---------- Entries provided
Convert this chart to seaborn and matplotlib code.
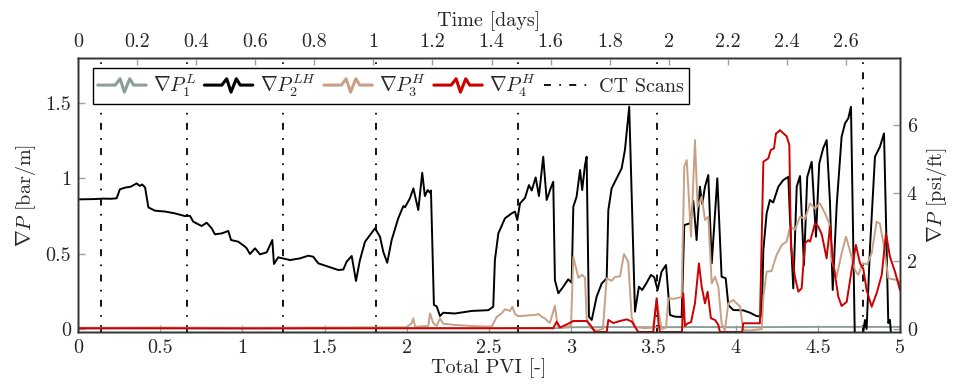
import numpy as np
import pandas as pd
import matplotlib
matplotlib.use("Agg")
import matplotlib.pyplot as plt
import seaborn as sns
from matplotlib.lines import Line2D
from matplotlib.legend_handler import HandlerLine2D
from matplotlib.ticker import FuncFormatter, MultipleLocator

# ---------------- data (Total PVI, gradient in bar/m) ----------------
p1_pvi = [0.0, 0.5, 1.0, 1.5, 2.0, 2.5, 2.9, 3.0, 3.3, 3.5, 3.8, 4.0, 4.3, 4.5, 4.8, 5.0]
p1_val = [0.003, 0.004, 0.004, 0.004, 0.005, 0.005, 0.005, 0.012, 0.013, 0.012, 0.013, 0.012, 0.013, 0.014, 0.014, 0.014]

p2_pvi = [0.0, 0.1, 0.15, 0.2, 0.235, 0.255, 0.29, 0.32, 0.357, 0.377, 0.39, 0.408, 0.428, 0.468,
          0.53, 0.59, 0.651, 0.681, 0.701, 0.752, 0.783, 0.813, 0.833, 0.874, 0.914, 0.931, 0.975,
          1.016, 1.026, 1.046, 1.077, 1.107, 1.148, 1.182, 1.192, 1.218, 1.29, 1.35, 1.401, 1.431,
          1.462, 1.533, 1.583, 1.614, 1.634, 1.665, 1.691, 1.715, 1.746, 1.776, 1.807, 1.817, 1.837,
          1.857, 1.881, 1.908, 1.948, 1.979, 1.989, 2.019, 2.04, 2.07, 2.094, 2.11, 2.127, 2.141,
          2.147, 2.165, 2.182, 2.202, 2.222, 2.293, 2.395, 2.496, 2.526, 2.536, 2.557, 2.597, 2.638,
          2.658, 2.672, 2.689, 2.719, 2.743, 2.76, 2.784, 2.804, 2.83, 2.851, 2.875, 2.891, 2.901,
          2.922, 2.952, 2.982, 3.003, 3.013, 3.033, 3.054, 3.067, 3.084, 3.094, 3.108, 3.125, 3.155,
          3.186, 3.216, 3.226, 3.246, 3.287, 3.307, 3.327, 3.353, 3.388, 3.412, 3.432, 3.459, 3.485,
          3.505, 3.526, 3.55, 3.577, 3.601, 3.631, 3.672, 3.688, 3.723, 3.743, 3.763, 3.783, 3.797,
          3.814, 3.834, 3.855, 3.889, 3.915, 3.94, 3.956, 3.986, 4.047, 4.088, 4.128, 4.159, 4.169,
          4.189, 4.209, 4.229, 4.26, 4.29, 4.321, 4.331, 4.351, 4.372, 4.392, 4.416, 4.436, 4.463,
          4.489, 4.509, 4.533, 4.554, 4.574, 4.591, 4.615, 4.645, 4.666, 4.686, 4.702, 4.726, 4.767,
          4.787, 4.797, 4.818, 4.848, 4.878, 4.903, 4.929, 4.939, 4.95]
p2_val = [0.861, 0.863, 0.866, 0.865, 0.868, 0.928, 0.94, 0.945, 0.967, 0.95, 0.96, 0.941, 0.808, 0.786,
          0.78, 0.768, 0.75, 0.752, 0.713, 0.684, 0.706, 0.669, 0.629, 0.635, 0.651, 0.591, 0.58,
          0.547, 0.536, 0.498, 0.536, 0.496, 0.509, 0.591, 0.432, 0.476, 0.458, 0.469, 0.487, 0.48,
          0.436, 0.41, 0.392, 0.395, 0.447, 0.485, 0.319, 0.458, 0.58, 0.624, 0.669, 0.65, 0.613,
          0.513, 0.44, 0.591, 0.735, 0.817, 0.808, 0.868, 0.934, 0.79, 1.038, 0.883, 0.923, 0.905,
          0.92, 0.16, 0.15, 0.086, 0.108, 0.103, 0.12, 0.125, 0.148, 0.458, 0.635, 0.735, 0.768,
          0.78, 0.724, 0.835, 0.87, 0.956, 0.92, 1.007, 0.883, 1.144, 0.857, 0.934, 0.978, 0.325,
          0.237, 0.281, 0.33, 0.307, 0.812, 0.879, 1.056, 0.923, 1.089, 1.144, 0.082, 0.06, 0.215,
          0.303, 0.337, 0.79, 0.934, 1.023, 1.067, 1.189, 1.476, 0.115, 0.281, 0.259, 0.307, 0.359,
          0.345, 0.259, 0.381, 0.425, 0.093, 0.082, 0.08, 0.69, 0.702, 0.85, 0.591, 0.945, 0.83,
          0.945, 1.023, 0.436, 1.001, 0.347, 0.337, 0.159, 0.126, 0.124, 0.108, 0.086, 0.082, 0.525,
          0.768, 0.857, 0.84, 0.945, 0.989, 1.011, 0.73, 0.27, 0.945, 1.016, 0.425, 1.01, 1.111,
          0.613, 1.1, 1.2, 1.255, 0.85, 0.259, 0.82, 1.277, 1.366, 1.4, 1.476, -0.1, -0.1,
          0.06, 0.0, 0.547, 1.144, 1.21, 1.299, 0.04, 0.06, -0.1]

p3_pvi = [0.0, 0.5, 1.0, 1.5, 2.0, 2.029, 2.04, 2.05, 2.131, 2.141, 2.161, 2.182, 2.202, 2.222, 2.293,
          2.395, 2.516, 2.547, 2.577, 2.597, 2.628, 2.642, 2.658, 2.678, 2.739, 2.79, 2.8, 2.82, 2.84,
          2.871, 2.901, 2.918, 2.952, 2.999, 3.013, 3.044, 3.066, 3.084, 3.094, 3.114, 3.157, 3.193,
          3.216, 3.246, 3.266, 3.297, 3.321, 3.347, 3.368, 3.388, 3.449, 3.498, 3.52, 3.55, 3.577,
          3.591, 3.621, 3.662, 3.672, 3.688, 3.703, 3.729, 3.753, 3.769, 3.794, 3.814, 3.834, 3.855,
          3.875, 3.895, 3.915, 3.935, 3.956, 3.986, 3.996, 4.027, 4.047, 4.088, 4.159, 4.169, 4.189,
          4.219, 4.249, 4.281, 4.311, 4.331, 4.361, 4.392, 4.422, 4.453, 4.483, 4.513, 4.544, 4.57,
          4.585, 4.615, 4.645, 4.672, 4.7, 4.726, 4.746, 4.773, 4.801, 4.828, 4.858, 4.878, 4.903,
          4.929, 4.959, 4.99, 5.0]
p3_val = [0.008, 0.01, 0.008, 0.01, 0.012, 0.038, 0.071, 0.015, 0.02, 0.104, 0.04, 0.02, 0.071, 0.035,
          0.027, 0.02, 0.015, 0.08, 0.104, 0.131, 0.12, 0.148, 0.1, 0.085, 0.09, 0.095, 0.1, 0.082,
          0.07, 0.04, 0.155, 0.015, 0.012, 0.02, 0.48, 0.34, 0.36, 0.34, 0.073, 0.01, -0.01, 0.0,
          0.337, 0.32, 0.345, 0.35, 0.498, 0.447, 0.082, 0.015, 0.005, 0.01, 0.193, 0.0, 0.01,
          0.204, 0.2, 0.21, 0.215, 1.078, 1.122, 0.613, 1.255, 0.812, 0.879, 0.724, 0.745, 0.303,
          0.347, 0.281, 0.038, -0.01, 0.171, 0.193, 0.181, 0.15, -0.007, -0.01, 0.0, 0.215, 0.381,
          0.385, 0.491, 0.558, 0.58, 0.679, 0.66, 0.746, 0.73, 0.835, 0.8, 0.835, 0.768, 0.702,
          0.458, 0.347, 0.503, 0.613, 0.503, 0.392, 0.36, 0.436, 0.43, 0.503, 0.713, 0.7, 0.547,
          0.337, 0.33, 0.325, 0.29]

p4_pvi = [0.0, 0.5, 1.0, 1.5, 2.0, 2.5, 2.891, 2.912, 2.932, 2.973, 3.013, 3.054, 3.094, 3.114, 3.145,
          3.216, 3.226, 3.256, 3.297, 3.338, 3.368, 3.388, 3.408, 3.499, 3.52, 3.531, 3.54, 3.674,
          3.682, 3.692, 3.709, 3.729, 3.753, 3.777, 3.794, 3.814, 3.83, 3.85, 3.875, 3.895, 3.905,
          4.04, 4.047, 4.148, 4.169, 4.199, 4.214, 4.234, 4.246, 4.26, 4.27, 4.29, 4.311, 4.327,
          4.337, 4.361, 4.382, 4.402, 4.422, 4.442, 4.453, 4.483, 4.503, 4.524, 4.554, 4.574, 4.594,
          4.625, 4.645, 4.676, 4.706, 4.732, 4.757, 4.777, 4.797, 4.828, 4.858, 4.889, 4.915, 4.939,
          4.97, 5.0]
p4_val = [0.005, 0.005, 0.004, 0.005, 0.005, 0.005, 0.006, 0.049, 0.01, 0.03, 0.053, 0.053, 0.053, 0.03,
          -0.02, -0.02, 0.06, 0.04, 0.053, 0.064, 0.05, 0.015, -0.02, -0.02, 0.204, 0.04, -0.02,
          -0.02, 0.237, 0.02, 0.038, 0.045, 0.171, 0.436, 0.281, 0.17, 0.248, 0.071, 0.06, 0.027,
          -0.02, -0.02, 0.038, 0.038, 1.111, 1.133, 1.189, 1.2, 1.299, 1.31, 1.321, 1.3, 1.28,
          1.222, 0.547, 0.347, 0.248, 0.27, 0.569, 0.59, 0.58, 0.702, 0.68, 0.63, 0.469, 0.679,
          0.436, 0.215, 0.153, 0.18, 0.392, 0.558, 0.436, 0.4, 0.259, 0.148, 0.237, 0.359, 0.635,
          0.48, 0.38, 0.259]

ct_scans = [0.14, 0.663, 1.247, 1.813, 2.676, 3.522, 4.775]

series_labels = [r'$\nabla P_1^L$', r'$\nabla P_2^{LH}$', r'$\nabla P_3^H$', r'$\nabla P_4^H$']
series_colors = ['#8c9e9a', '#000000', '#c8a085', '#cc0000']
bar_m_to_psi_ft = 4.4208
pvi_per_day = 1.797

# ---------------- style ----------------
FS = 14.5
sns.set_theme(style="ticks")
plt.rcParams.update({
    'font.family': 'serif',
    'font.serif': ['cmr10', 'DejaVu Serif'],
    'mathtext.fontset': 'cm',
    'axes.formatter.use_mathtext': True,
    'axes.unicode_minus': False,
    'font.size': FS,
    'lines.scale_dashes': False,
})

frames = []
for lab, xs, ys in zip(series_labels, [p1_pvi, p2_pvi, p3_pvi, p4_pvi], [p1_val, p2_val, p3_val, p4_val]):
    frames.append(pd.DataFrame({'PVI': xs, 'dP': ys, 'series': lab}))
df = pd.concat(frames, ignore_index=True)

fig = plt.figure(figsize=(9.57, 3.88), dpi=100)
ax = fig.add_axes([0.0815, 0.1443, 0.8589, 0.7062])

for lab, col in zip(series_labels, series_colors):
    sub = df[df['series'] == lab]
    sns.lineplot(data=sub, x='PVI', y='dP', ax=ax, color=col, lw=1.4, sort=False,
                 estimator=None, label=lab, legend=False)

for xv in ct_scans:
    ax.axvline(xv, color='black', lw=1.3, linestyle=(0, (5, 6, 1.2, 6)), zorder=1)

ax.set_xlim(0, 5)
ax.set_ylim(-0.02, 1.8)
ax.set_xlabel('Total PVI [-]', fontsize=FS, labelpad=1)
ax.set_ylabel(r'$\nabla P$ [bar/m]', fontsize=FS, labelpad=5)
ax.xaxis.set_major_locator(MultipleLocator(0.5))
ax.yaxis.set_major_locator(MultipleLocator(0.5))
fmt = FuncFormatter(lambda v, p: f'{v:g}')
ax.xaxis.set_major_formatter(fmt)
ax.yaxis.set_major_formatter(fmt)

ax2 = ax.twinx()
ax2.set_ylim(-0.02 * bar_m_to_psi_ft, 1.8 * bar_m_to_psi_ft)
ax2.yaxis.set_major_locator(MultipleLocator(2))
ax2.yaxis.set_major_formatter(fmt)
ax2.set_ylabel(r'$\nabla P$ [psi/ft]', fontsize=FS, labelpad=6)

ax3 = ax.twiny()
ax3.set_xlim(0, 5 / pvi_per_day)
ax3.xaxis.set_major_locator(MultipleLocator(0.2))
ax3.xaxis.set_major_formatter(fmt)
ax3.set_xlabel('Time [days]', fontsize=FS, labelpad=5)

for a in (ax, ax2, ax3):
    a.tick_params(direction='in', length=5, width=1, color='#a0a0a0', labelsize=FS, pad=5)
    for s in a.spines.values():
        s.set_color('#333333')
        s.set_linewidth(1.0)


class ZigHandler(HandlerLine2D):
    def create_artists(self, legend, orig_handle, xdescent, ydescent, width, height, fontsize, trans):
        fx = np.array([0.0, 0.36, 0.46, 0.55, 0.66, 0.74, 1.0])
        fy = np.array([0.5, 0.5, 0.95, 0.0, 0.95, 0.5, 0.5])
        line = Line2D(fx * width - xdescent, fy * height - ydescent)
        self.update_prop(line, orig_handle, legend)
        line.set_transform(trans)
        return [line]


handles = [Line2D([], [], color=c, lw=2.2) for c in series_colors]
ct_handle = Line2D([], [], color='black', lw=1.3, linestyle=(0, (5, 6, 1.2, 6)))
leg = ax.legend(handles + [ct_handle], series_labels + ['CT Scans'],
                handler_map={h: ZigHandler() for h in handles},
                loc='upper left', bbox_to_anchor=(0.018, 0.965), ncol=5,
                frameon=True, fancybox=False, framealpha=1, edgecolor='black',
                fontsize=FS, handlelength=2.4, handletextpad=0.35, columnspacing=0.4,
                borderpad=0.25, borderaxespad=0)
leg.get_frame().set_linewidth(1.0)
leg.set_zorder(10)

fig.savefig('out.png', dpi=100)
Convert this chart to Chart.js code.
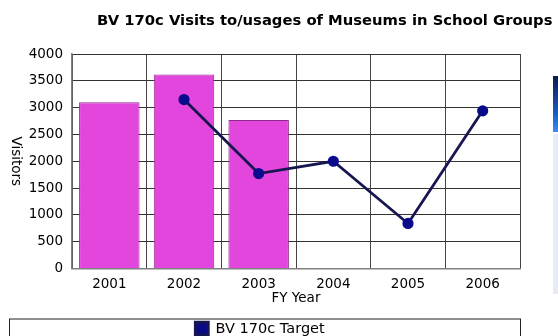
--------------------
▶ _Stated goal_: Without the pictures, repeat the entries above line by line, from the first through the one that contains "0.014, 0.014, 0.014]", both ends included.

▶ _Completed task_:
Convert this chart to seaborn and matplotlib code.
import numpy as np
import pandas as pd
import matplotlib
matplotlib.use("Agg")
import matplotlib.pyplot as plt
import seaborn as sns
from matplotlib.lines import Line2D
from matplotlib.legend_handler import HandlerLine2D
from matplotlib.ticker import FuncFormatter, MultipleLocator

# ---------------- data (Total PVI, gradient in bar/m) ----------------
p1_pvi = [0.0, 0.5, 1.0, 1.5, 2.0, 2.5, 2.9, 3.0, 3.3, 3.5, 3.8, 4.0, 4.3, 4.5, 4.8, 5.0]
p1_val = [0.003, 0.004, 0.004, 0.004, 0.005, 0.005, 0.005, 0.012, 0.013, 0.012, 0.013, 0.012, 0.013, 0.014, 0.014, 0.014]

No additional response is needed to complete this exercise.